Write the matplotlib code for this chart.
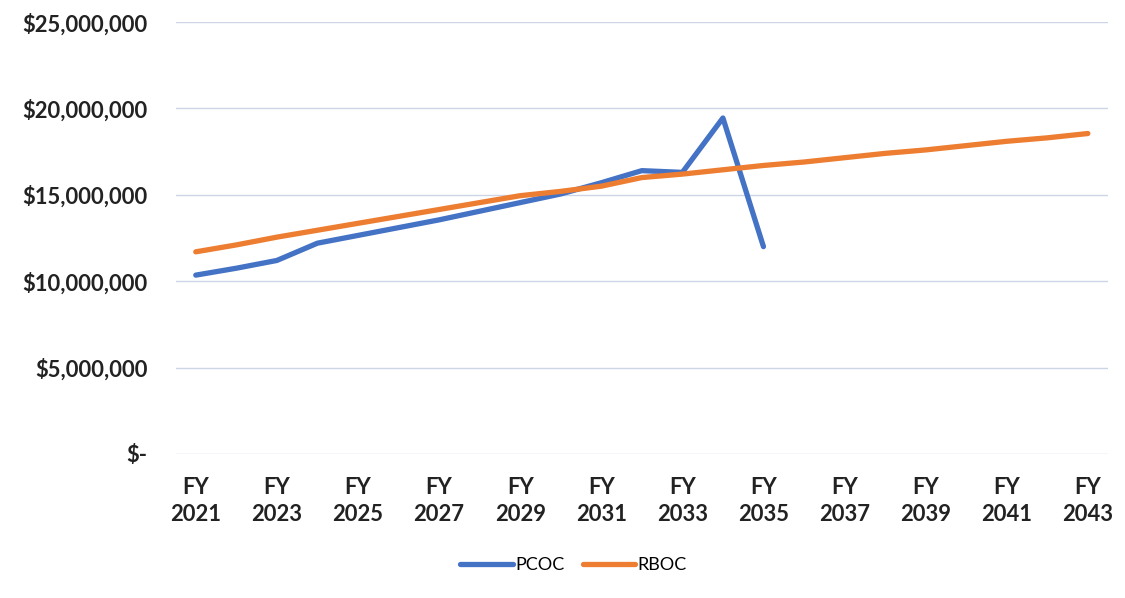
import matplotlib.pyplot as plt
from matplotlib.ticker import FuncFormatter

years = list(range(2021, 2044))
pcoc = [10.35, 10.75, 11.2, 12.2, 12.65, 13.1, 13.55, 14.05, 14.55, 15.05,
        15.7, 16.4, 16.3, 19.45, 12.0]
rboc = [11.7, 12.1, 12.55, 12.95, 13.35, 13.75, 14.15, 14.55, 14.95, 15.2,
        15.5, 16.0, 16.2, 16.45, 16.7, 16.9, 17.15, 17.4, 17.6, 17.85,
        18.1, 18.3, 18.55]
labels = [f"FY\n{y}" for y in years]

plt.rcParams['font.family'] = ['Lato', 'DejaVu Sans']

fig = plt.figure(figsize=(11.25, 5.98), dpi=100)
ax = fig.add_axes([0.156, 0.241, 0.829, 0.722])

x = range(len(years))
ax.plot(range(len(pcoc)), [v * 1e6 for v in pcoc], color='#4472C4', lw=3.8,
        solid_capstyle='round', label='PCOC')
ax.plot(x, [v * 1e6 for v in rboc], color='#ED7D31', lw=3.8,
        solid_capstyle='round', label='RBOC')

ax.set_xlim(-0.5, len(years) - 0.5)
ax.set_ylim(0, 25e6)
ax.set_yticks([0, 5e6, 10e6, 15e6, 20e6, 25e6])
ax.yaxis.set_major_formatter(FuncFormatter(
    lambda v, p: "$-" if v == 0 else f"${v:,.0f}"))
ax.set_xticks(list(x)[::2])
ax.set_xticklabels(labels[::2])

ax.grid(axis='y', color='#cdd6e6', lw=1)
ax.set_axisbelow(True)
for s in ax.spines.values():
    s.set_visible(False)
ax.tick_params(length=0, labelsize=15.8, colors='#222222')
ax.tick_params(axis='y', pad=20)
ax.tick_params(axis='x', pad=17)
for t in ax.get_xticklabels() + ax.get_yticklabels():
    t.set_fontweight('bold')
for t in ax.get_xticklabels():
    t.set_linespacing(1.3)

fig.legend(loc='center', bbox_to_anchor=(0.51, 0.055), ncol=2, frameon=False,
           fontsize=13, handlelength=2.9, handletextpad=0.15, columnspacing=1.0)

fig.savefig('out.png', dpi=100)
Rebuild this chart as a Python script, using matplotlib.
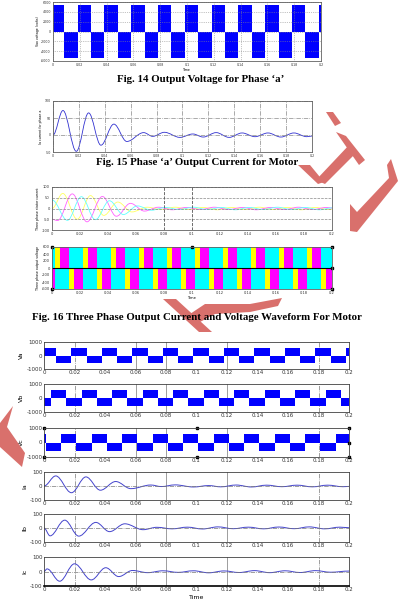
import matplotlib
matplotlib.use('Agg')
import matplotlib.pyplot as plt
from matplotlib.path import Path
from matplotlib.patches import PathPatch, Polygon

# ---- data ----
time_ticks = [0, 0.02, 0.04, 0.06, 0.08, 0.1, 0.12, 0.14, 0.16, 0.18, 0.2]
time_labels = ['0', '0.02', '0.04', '0.06', '0.08', '0.1', '0.12', '0.14', '0.16', '0.18', '0.2']

# Fig 14: phase 'a' voltage, switching instants (starts positive)
f14_edges = [0.0084, 0.0184, 0.0284, 0.0384, 0.0484, 0.0584, 0.0684, 0.0784, 0.0884, 0.0984,
             0.1084, 0.1184, 0.1284, 0.1384, 0.1484, 0.1584, 0.1684, 0.1784, 0.1884, 0.1984]
f14_level = 5400
f14_yticks = [-6000, -4000, -2000, 0, 2000, 4000, 6000]

# Fig 15 / Ia: extrema of the phase current
ia_t = [0, 0.0077, 0.018, 0.0275, 0.037, 0.047, 0.057, 0.070, 0.077, 0.086, 0.098,
        0.108, 0.116, 0.126, 0.136, 0.146, 0.156, 0.166, 0.176, 0.186, 0.196, 0.2]
ia_v = [0, 72, -48, 65, -30, 32, -19, 7, -4, 8, -7, 3, -6, 7, -7, 6, -5, 6, -6, 6, -5, -3]
ib_t = [0, 0.004, 0.0136, 0.0228, 0.034, 0.043, 0.053, 0.065, 0.074, 0.084, 0.094,
        0.104, 0.114, 0.124, 0.134, 0.144, 0.154, 0.164, 0.174, 0.184, 0.194, 0.2]
ib_v = [0, -56, 56, -58, 40, -26, 30, -12, 5, -6, 6, -7, 8, -5, 6, -6, 7, -5, 8, -6, 6, 2]
ic_t = [0, 0.002, 0.0103, 0.020, 0.031, 0.0405, 0.049, 0.058, 0.068, 0.078, 0.088,
        0.098, 0.108, 0.118, 0.128, 0.138, 0.148, 0.158, 0.168, 0.178, 0.188, 0.2]
ic_v = [0, 18, -67, 53, -58, 26, -35, 7, -8, 5, -6, 5, -9, 4, -7, 6, -8, 5, -7, 6, -5, 3]

# Fig 16: three phase currents (extrema)
cur_y_t = [0, 0.0077, 0.018, 0.0275, 0.037, 0.047, 0.057, 0.068, 0.078, 0.088, 0.098,
           0.108, 0.118, 0.128, 0.138, 0.148, 0.158, 0.168, 0.178, 0.188, 0.198, 0.2]
cur_y_v = [0, 70, -50, 60, -32, 30, -16, 6, -5, 6, -5, 5, -6, 5, -5, 6, -5, 5, -6, 5, -5, -3]
cur_m_t = [0, 0.004, 0.0145, 0.025, 0.036, 0.046, 0.056, 0.066, 0.076, 0.086, 0.096,
           0.106, 0.116, 0.126, 0.136, 0.146, 0.156, 0.166, 0.176, 0.186, 0.196, 0.2]
cur_m_v = [-50, -56, 68, -62, 56, -36, 24, -12, 6, -6, 5, -5, 6, -5, 5, -6, 5, -5, 6, -5, 5, 2]
cur_c_t = [0, 0.011, 0.021, 0.031, 0.041, 0.051, 0.061, 0.071, 0.081, 0.091, 0.101,
           0.111, 0.121, 0.131, 0.141, 0.151, 0.161, 0.171, 0.181, 0.191, 0.2]
cur_c_v = [40, -55, 55, -52, 36, -28, 12, -8, 5, -5, 6, -5, 5, -6, 5, -5, 6, -5, 5, -6, 3]

# Fig 16: three phase voltages, switching instants
v16_y_edges = [0.0087, 0.0187, 0.0287, 0.0387, 0.0487, 0.0587, 0.0687, 0.0787, 0.0887, 0.0987,
               0.1087, 0.1187, 0.1287, 0.1387, 0.1487, 0.1587, 0.1687, 0.1787, 0.1887, 0.1987]
v16_m_edges = [0.0054, 0.0154, 0.0254, 0.0354, 0.0454, 0.0554, 0.0654, 0.0754, 0.0854, 0.0954,
               0.1054, 0.1154, 0.1254, 0.1354, 0.1454, 0.1554, 0.1654, 0.1754, 0.1854, 0.1954]
v16_c_edges = [0.002, 0.012, 0.022, 0.032, 0.042, 0.052, 0.062, 0.072, 0.082, 0.092,
               0.102, 0.112, 0.122, 0.132, 0.142, 0.152, 0.162, 0.172, 0.182, 0.192]
v16_level = 590
v16_yticks = [-600, -400, -200, 0, 200, 400, 600]

# bottom figure: Va, Vb, Vc switching instants
va_edges = [0.008, 0.018, 0.028, 0.038, 0.048, 0.058, 0.068, 0.078, 0.088, 0.098,
            0.108, 0.118, 0.128, 0.138, 0.148, 0.158, 0.168, 0.178, 0.188, 0.198]
vb_edges = [0.0047, 0.0147, 0.0247, 0.0347, 0.0447, 0.0547, 0.0647, 0.0747, 0.0847, 0.0947,
            0.1047, 0.1147, 0.1247, 0.1347, 0.1447, 0.1547, 0.1647, 0.1747, 0.1847, 0.1947]
vc_edges = [0.0013, 0.0113, 0.0213, 0.0313, 0.0413, 0.0513, 0.0613, 0.0713, 0.0813, 0.0913,
            0.1013, 0.1113, 0.1213, 0.1313, 0.1413, 0.1513, 0.1613, 0.1713, 0.1813, 0.1913]
vabc_level = 560

W, H = 402, 616
fig = plt.figure(figsize=(W / 100, H / 100), dpi=100)


def add_ax(x0, y0, x1, y1):
    return fig.add_axes([x0 / W, 1 - y1 / H, (x1 - x0) / W, (y1 - y0) / H])


def step_fill(ax, first_sign, edges, level, color):
    t = [0.0] + list(edges) + [0.2]
    v = []
    s = first_sign
    for _ in range(len(edges) + 1):
        v.append(s * level)
        s = -s
    v.append(v[-1])
    ax.fill_between(t, v, 0, step='post', color=color, lw=0)


def smooth(ax, ts, vs, color, lw=0.6):
    verts = [(ts[0], vs[0])]
    codes = [Path.MOVETO]
    for i in range(1, len(ts)):
        dt = ts[i] - ts[i - 1]
        verts += [(ts[i - 1] + 0.36 * dt, vs[i - 1]), (ts[i] - 0.36 * dt, vs[i]), (ts[i], vs[i])]
        codes += [Path.CURVE4] * 3
    ax.add_patch(PathPatch(Path(verts, codes), fill=False, edgecolor=color, lw=lw))


def style(ax, yticks, ylabels, fs, spine='#606060'):
    ax.set_xlim(0, 0.2)
    ax.set_xticks(time_ticks)
    ax.set_xticklabels(time_labels)
    ax.set_yticks(yticks)
    ax.set_yticklabels(ylabels)
    ax.tick_params(length=0, labelsize=fs, pad=1.5, colors='#333333')
    for s in ax.spines.values():
        s.set_linewidth(0.6)
        s.set_color(spine)


# ---- Fig 14 ----
ax = add_ax(53, 2, 321, 61)
step_fill(ax, 1, f14_edges, f14_level, '#0000ff')
ax.set_ylim(-6000, 6000)
style(ax, f14_yticks, [str(v) for v in f14_yticks], 2.3)
ax.grid(True, ls=':', lw=0.5, color='#888888')
ax.set_ylabel('Vao voltage (volts)', fontsize=2.3, labelpad=1)
ax.set_xlabel('Time', fontsize=2.3, labelpad=0.5)

# ---- Fig 15 ----
ax = add_ax(53, 101, 312, 152)
smooth(ax, ia_t, ia_v, '#3030d0', 0.6)
ax.set_ylim(-50, 100)
style(ax, [-50, 0, 50, 100], ['-50', '0', '50', '100'], 2.3)
ax.grid(True, ls='-.', lw=0.5, color='#888888')
ax.set_ylabel('Ia current for phase a', fontsize=2.3, labelpad=1)

# ---- Fig 16 currents ----
ax = add_ax(52, 187, 332, 230)
smooth(ax, cur_y_t, cur_y_v, '#ffff60', 0.6)
smooth(ax, cur_m_t, cur_m_v, '#ff60ff', 0.6)
smooth(ax, cur_c_t, cur_c_v, '#60ffff', 0.6)
ax.set_ylim(-100, 100)
style(ax, [-100, -50, 0, 50, 100], ['-100', '-50', '0', '50', '100'], 2.6)
ax.yaxis.grid(True, ls='--', lw=0.5, color='#888888')
ax.axvline(0.08, color='#555555', lw=0.6, ls='--')
ax.axvline(0.1, color='#555555', lw=0.6, ls='--')
ax.set_ylabel('Three phase stator current', fontsize=2.3, labelpad=1)

# ---- Fig 16 voltages ----
ax = add_ax(52, 247, 332, 289)
step_fill(ax, 1, v16_y_edges, v16_level, '#ffff00')
step_fill(ax, -1, v16_m_edges, v16_level, '#ff00ff')
step_fill(ax, 1, v16_c_edges, v16_level, '#00ffff')
ax.axhline(0, color='#000000', lw=0.8)
ax.set_ylim(-600, 600)
style(ax, v16_yticks, [str(v) for v in v16_yticks], 2.6)
for mx, my in [(0, 600), (0.1, 600), (0.2, 600), (0.2, 0), (0.2, -600), (0, -600)]:
    ax.plot(mx, my, 's', ms=1.6, color='black', clip_on=False)
ax.set_ylabel('Three phase output voltage', fontsize=2.3, labelpad=1)
ax.set_xlabel('Time', fontsize=2.6, labelpad=0.5)

# ---- bottom figure: Va Vb Vc Ia Ib Ic ----
panels = [(342, 369), (384, 412), (428, 457), (472, 500), (514, 542), (557, 586)]
names = ['Va', 'Vb', 'Vc', 'Ia', 'Ib', 'Ic']
for k, (y0, y1) in enumerate(panels):
    ax = add_ax(44, y0, 349, y1)
    if k < 3:
        edges = [va_edges, vb_edges, vc_edges][k]
        sign = [1, -1, 1][k]
        step_fill(ax, sign, edges, vabc_level, '#0000ff')
        ax.set_ylim(-1000, 1000)
        style(ax, [-1000, 0, 1000], ['-1000', '0', '1000'], 4, '#404040')
    else:
        ts, vs = [(ia_t, ia_v), (ib_t, ib_v), (ic_t, ic_v)][k - 3]
        ax.axhline(0, color='#777777', lw=0.5, ls='-.')
        smooth(ax, ts, vs, '#4444cc', 0.7)
        ax.set_ylim(-100, 100)
        style(ax, [-100, 0, 100], ['-100', '0', '100'], 4, '#404040')
    for gx, gs in [(0.02, '-.'), (0.06, '-'), (0.08, '-'), (0.12, '-'), (0.18, '-.')]:
        ax.axvline(gx, color='#777777', lw=0.5, ls=gs, zorder=0.5)
    ax.tick_params(labelsize=4, pad=1)
    ax.set_ylabel(names[k], fontsize=4.5, labelpad=2)
    if k == 2:
        for mx, my in [(0, 1000), (0, -1000), (0.1, 1000), (0.1, -1000), (0.2, 1000), (0.2, 0), (0.2, -1000)]:
            ax.plot(mx, my, 's', ms=1.8, color='black', clip_on=False)
    if k == 5:
        ax.spines['bottom'].set_linewidth(1.2)
        ax.spines['bottom'].set_color('black')
        ax.set_xlabel('Time', fontsize=4.5, labelpad=2)

# ---- red watermark ----
wm = [
    [(326, 112), (333, 112), (341, 123), (335, 126)],
    [(336, 132), (346, 136), (365, 160), (359, 165)],
    [(350, 144), (357, 152), (325, 184), (316, 180)],
    [(298, 165), (310, 165), (324, 182), (318, 184)],
    [(391, 159), (398, 181), (357, 232), (350, 231), (350, 204), (357, 212), (389, 178), (387, 165)],
    [(163, 299), (176, 299), (212, 332), (199, 332)],
    [(190, 314), (205, 304), (250, 304), (282, 298), (278, 306), (250, 312), (215, 314), (200, 322)],
    [(0, 423), (13, 406), (7, 427), (25, 453), (22, 467), (0, 447)],
]
for poly in wm:
    fig.add_artist(Polygon([(x / W, 1 - y / H) for x, y in poly], closed=True,
                           transform=fig.transFigure, color='#d9706c', lw=0, zorder=1))

# ---- captions ----
cap = dict(ha='center', va='center', fontsize=7.8, fontweight='bold',
           family='Liberation Serif', zorder=3)
fig.text(201 / W, 1 - 79 / H, "Fig. 14 Output Voltage for Phase \u2018a\u2019", **cap)
fig.text(197 / W, 1 - 162 / H, "Fig. 15 Phase \u2018a\u2019 Output Current for Motor", **cap)
fig.text(197 / W, 1 - 318 / H, "Fig. 16 Three Phase Output Current and Voltage Waveform For Motor", **cap)

fig.savefig('out.png', dpi=100, facecolor='white')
○ ○ ○ ○ ○
Aim of the task: Using the listing above, pull out all lines that hold the word "chart".

Output of the task:
Write the matplotlib code for this chart.
Rebuild this chart as a Python script, using matplotlib.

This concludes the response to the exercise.